Between 2016 and 2018, sales staff at five licenced Telstra-branded stores in the Northern Territory, South Australia, and Western Australia signed up 108 Indigenous customers to post-paid mobile contracts which they could neither understand nor afford. The telco has admitted that these employees used unfair sales tactics and exploited their stronger bargaining positions in these sales.
According to Rod Sims, chair of the ACCC, the case exposes “extremely serious conduct” which took advantage of these customers’ vulnerabilities, including social, language, cultural, and literacy issues.
“Even though Telstra became increasingly aware of elements of the improper practices by sales staff at Telstra licensed stores over time, it failed to act quickly enough to stop it, and these practices continued and caused further, serious and avoidable financial hardship to Indigenous consumers,” he said.
The consumers targeted often spoke English as a second or third language and had trouble understanding the written contracts. Many relied on government benefits or pensions, and some lived in remote communities where Telstra was the only mobile option.
Sales staff at the licensed stores sometimes failed to provide full and proper details of the customers’ financial exposure, including lying to customers and saying they were receiving products for “free”. There were also instances of manipulating credit assessments to sell contracts to customers who would otherwise have been ineligible, including at least one unemployed consumer who was marked as employed.
These practices resulted in the customers racking up an average debt of $7400, causing financial hardship and distress, with some hounded by debt collectors.
“These debts significantly impacted the affected individuals. For example, one consumer had a debt of over $19,000; another experienced extreme anxiety worrying they would go to jail if they didn’t pay; and yet another used money withdrawn from their superannuation towards paying their Telstra debt,” said Sims.
Telstra CEO Andrew Penn has apologised for the conduct, which Telstra did not have adequate systems in place to detect or prevent.
“While it was a small number of licensee stores that did not do the right thing, the impact on these vulnerable customers has been significant and this is not OK.

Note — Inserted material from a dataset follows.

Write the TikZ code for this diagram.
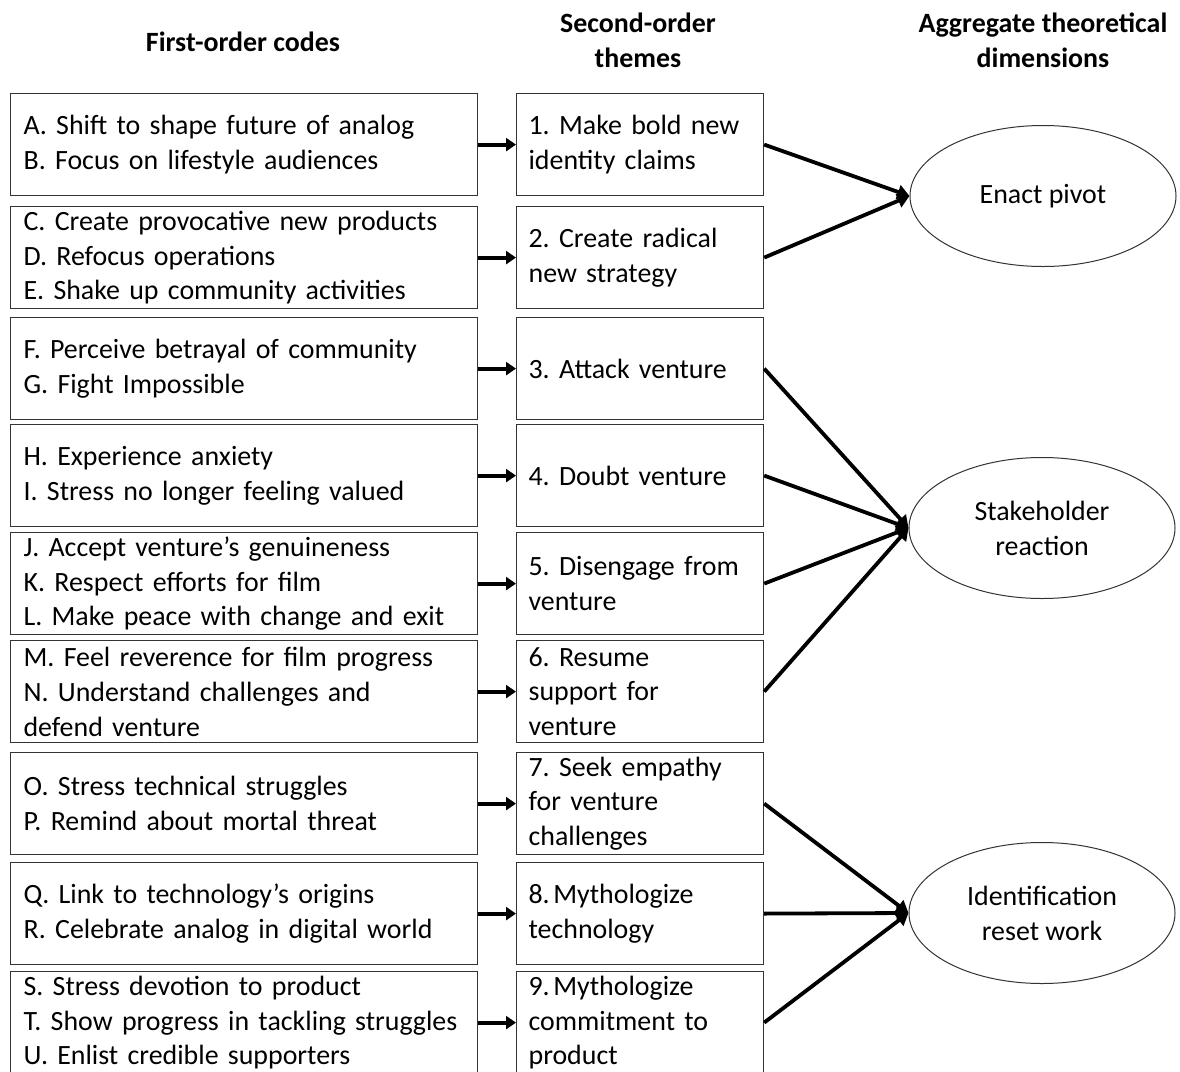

“We have taken steps to provide full refunds with interest, waived debts and allowed most customers to keep their devices to help make things right,” he said.
Penn insisted that Telstra had always taken the matter seriously, but believed initially that the issues were isolated.
“Being a responsible business and doing what is right for customers and the community is a non-negotiable for Telstra, but we do not always get it right.
“We need to acknowledge when that happens, and today is unfortunately one of those times. Disappointingly these customers did not receive the standard of care or service they should expect from us, and we did not then act quickly enough to fix the issues once they became known,” he said.
A $50 million settlement, agreed upon by Telstra and the ACCC, will now go to the Federal Court for approval. If found appropriate, they would be the second highest penalties ever seen under Australian consumer law.
According to Sims, Telstra has also entered into a court-enforceable undertaking to remedy the situation for affected customers, improve compliance programs, expand its Indigenous phone hotline, and enhance digital literacy programs for consumers in remote areas.
“This case is a reminder to all businesses to ensure that they comply with Australian Consumer Law in their dealings with all consumers, especially vulnerable consumers in regional or remote communities,” the ACCC chair said.
This is not the first time in recent years Telstra has run afoul of the consumer watchdog: the Federal Court in 2018 slugged Telstra with $10 million in penalties for making false or misleading representations to customers in relation to its third-party “Premium Direct Billing” service, which charged customers for unknowingly-purchased digital content such as games and ringtones.